Between 50–95% of folic acid may be destroyed in the cooking process. For instance, 100 g of raw lima beans contains 130 mcg of folic acid. But 100 g of canned lima beans (drained) contain sonly 13 mcg. This is just one-tenth of the raw, unprocessed product.

Folic acid is unstable in light. It’s easily oxidized in open air. You should store it in a light-resistant, airtight container. Keep it at room temperature.

Healthy people rarely have folic acid deficiency. But deficiencies can result from improper diet or a malabsorption syndrome. People with chronic hemolytic anemias, including sickle cell anemia, G6PD deficiency or thalassemia, may need folic acid supplements. Other conditions that increase the need for folic acid include:

  • Malabsorption syndromes. These can include lactose intolerance, celiac sprue, and cystic fibrosis.

  • Inflammatory bowel disease. These include Crohn's disease and ulcerative colitis.

  • Surgical removal of the jejunum (a part of the small intestine)

  • Cancer

  • Hemochromatosis

  • Underactive thyroid (hypothyroidism)

  • Dialysis

  • Moderate to heavy alcohol use

Women who are pregnant or breastfeeding may need to take supplements, but you should talk to your healthcare provider before doing so. The difference between prescription and over-the-counter prenatal vitamins is the amount of folic acid they contain.

The main disease linked with folic acid deficiency is megaloblastic anemia. In this condition, the red blood cells are enlarged (macrocytic). But they tend to have normal amounts of hemoglobin inside (normochromic).
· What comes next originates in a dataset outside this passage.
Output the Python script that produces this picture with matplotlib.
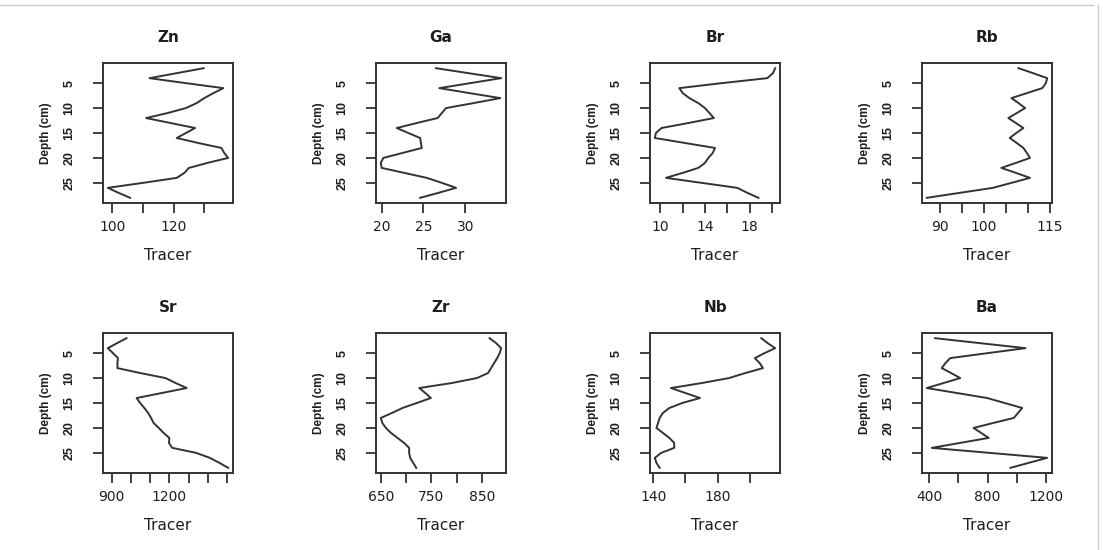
import matplotlib
matplotlib.use("Agg")
import matplotlib.pyplot as plt
from matplotlib.lines import Line2D

plt.rcParams['font.family'] = ['DejaVu Sans']

depth = list(range(2, 29))

zn = [129.8, 121.0, 112.1, 124.0, 136.2, 133.0, 130.0, 127.5, 124.0, 118.0, 111.0, 119.0, 127.0, 124.0,
      121.0, 128.0, 135.6, 136.5, 137.8, 131.0, 125.0, 123.5, 121.0, 110.0, 98.5, 102.0, 105.8]
ga = [26.5, 30.4, 34.3, 30.6, 26.9, 30.5, 34.2, 31.0, 27.7, 27.2, 26.7, 24.2, 21.8, 23.2,
      24.6, 24.7, 24.8, 22.5, 20.2, 19.9, 20.0, 22.7, 25.4, 27.2, 28.9, 26.8, 24.6]
br = [20.3, 20.1, 19.6, 15.5, 11.7, 12.0, 12.6, 13.4, 14.0, 14.4, 14.8, 12.5, 10.1, 9.6,
      9.5, 12.2, 14.9, 14.7, 14.3, 14.0, 13.4, 12.0, 10.5, 13.7, 16.9, 17.8, 18.8]
rb = [107.9, 111.2, 114.4, 114.1, 113.3, 109.8, 106.3, 107.9, 109.4, 107.5, 105.6, 107.3, 109.0, 107.4,
      105.9, 107.5, 109.0, 109.8, 110.5, 107.3, 104.0, 107.3, 110.5, 106.3, 102.1, 94.6, 87.1]
sr = [977, 928, 880, 907, 933, 930, 930, 1050, 1180, 1233, 1290, 1160, 1030, 1048,
      1070, 1090, 1105, 1118, 1145, 1170, 1200, 1198, 1215, 1339, 1410, 1460, 1506]
zr = [865, 878, 888, 885, 880, 874, 868, 862, 840, 790, 726, 738, 749, 721,
      693, 672, 650, 653, 660, 670, 683, 696, 706, 706, 708, 714, 720]
nb = [207, 211, 215.6, 209, 203, 206, 208, 197, 187, 170, 151, 160, 169, 158,
      150, 146, 144, 143, 142, 146, 150, 153, 153, 145, 141, 142, 144]
ba = [439, 750, 1062, 800, 543, 510, 485, 550, 612, 497, 382, 590, 797, 918,
      1039, 1010, 981, 840, 704, 756, 808, 612, 416, 813, 1211, 1085, 958]

titles = ["Zn", "Ga", "Br", "Rb", "Sr", "Zr", "Nb", "Ba"]
series = [zn, ga, br, rb, sr, zr, nb, ba]
xticks = [[100, 110, 120, 130], [20, 25, 30], [10, 12, 14, 16, 18, 20], [90, 95, 100, 105, 110, 115],
          [900, 1000, 1100, 1200, 1300, 1400, 1500], [650, 700, 750, 800, 850], [140, 160, 180, 200],
          [400, 600, 800, 1000, 1200]]
xlabels_shown = [["100", "", "120", ""], ["20", "25", "30"], ["10", "", "14", "", "18", ""],
                 ["90", "", "100", "", "", "115"], ["900", "", "", "1200", "", "", ""],
                 ["650", "", "750", "", "850"], ["140", "", "180", ""], ["400", "", "800", "", "1200"]]
yticks = [5, 10, 15, 20, 25]

W, H = 1103, 550
fig = plt.figure(figsize=(W / 100, H / 100), dpi=100)

lefts = [103, 376, 650, 922]
tops = [63, 333]
bw, bh = 130, 140
txt = '#1e1e1e'
rot_font = ['Liberation Sans', 'DejaVu Sans']

for i, (t, vals) in enumerate(zip(titles, series)):
    r, c = divmod(i, 4)
    ax = fig.add_axes([lefts[c] / W, 1 - (tops[r] + bh) / H, bw / W, bh / H])
    ax.plot(vals, depth, color='#333333', lw=1.4)
    lo, hi = min(vals), max(vals)
    pad = 0.04 * (hi - lo)
    ax.set_xlim(lo - pad, hi + pad)
    dlo, dhi = min(depth), max(depth)
    dp = 0.04 * (dhi - dlo)
    ax.set_ylim(dhi + dp, dlo - dp)
    ax.set_xticks(xticks[i])
    ax.set_xticklabels(xlabels_shown[i], fontsize=10, color=txt)
    ax.set_yticks(yticks)
    ax.set_yticklabels([str(v) for v in yticks], fontsize=9, color=txt, rotation=90,
                       va='center', family=rot_font, fontweight='bold')
    ax.tick_params(axis='x', direction='out', length=7, width=1.3, color='#333333', pad=5)
    ax.tick_params(axis='y', direction='out', length=7, width=1.3, color='#333333', pad=13)
    for s in ax.spines.values():
        s.set_linewidth(1.4)
        s.set_color('#333333')
    ax.set_title(t, fontsize=11, fontweight='bold', color=txt, pad=15)
    ax.set_xlabel("Tracer", fontsize=11, color=txt, labelpad=10)
    ax.set_ylabel("Depth (cm)", fontsize=8.5, color=txt, labelpad=8, family=rot_font,
                  fontweight='bold')

fig.add_artist(Line2D([0, 1093 / W], [1 - 5 / H, 1 - 5 / H], color='#cccccc', lw=1))
fig.add_artist(Line2D([1098 / W, 1098 / W], [0, 1 - 5 / H], color='#cccccc', lw=1))

fig.savefig("out.png", dpi=100)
If you have a folic acid deficiency, you have a reduced number of white blood cells. The nuclei of the white cells have excessive numbers of lobes (hypersegmentation).

Symptoms of folic acid deficiency include the following:

  • Swelling of your tongue

  • Diarrhea

  • Fatigue

  • Irritability

  • A slight decrease in mental function

Side effects, toxicity, and interactions

There are no known side effects linked with large doses of folic acid. But excessively large dosages may cause kidney damage. High doses may also cause a loss of appetite.

You shouldn’t take folic acid if you have untreated pernicious anemia unless your healthcare provider tells you to do so. High doses of folic acid can mask pernicious anemia. This is due to vitamin B-12 deficiency. Your healthcare provider may watch you closely if you have vitamin B-12 deficiency, and you also need folic acid supplements. 

Many medicines affect folic acid. This increases your need for supplemental doses of vitamin B-9. These include oral birth control pills. These medicines also include pentamidine, trimethoprim, triamterene, and pyrimethamine. You may also need folic acid supplements if you take medicines for seizures. These include phenytoin, primidone, and phenobarbital.

Some cancers are treated with folic acid antagonists. These are medicines that block the function of folic acid. You shouldn’t take folic acid supplements while you’re on chemotherapy unless your healthcare provider tells you to do so.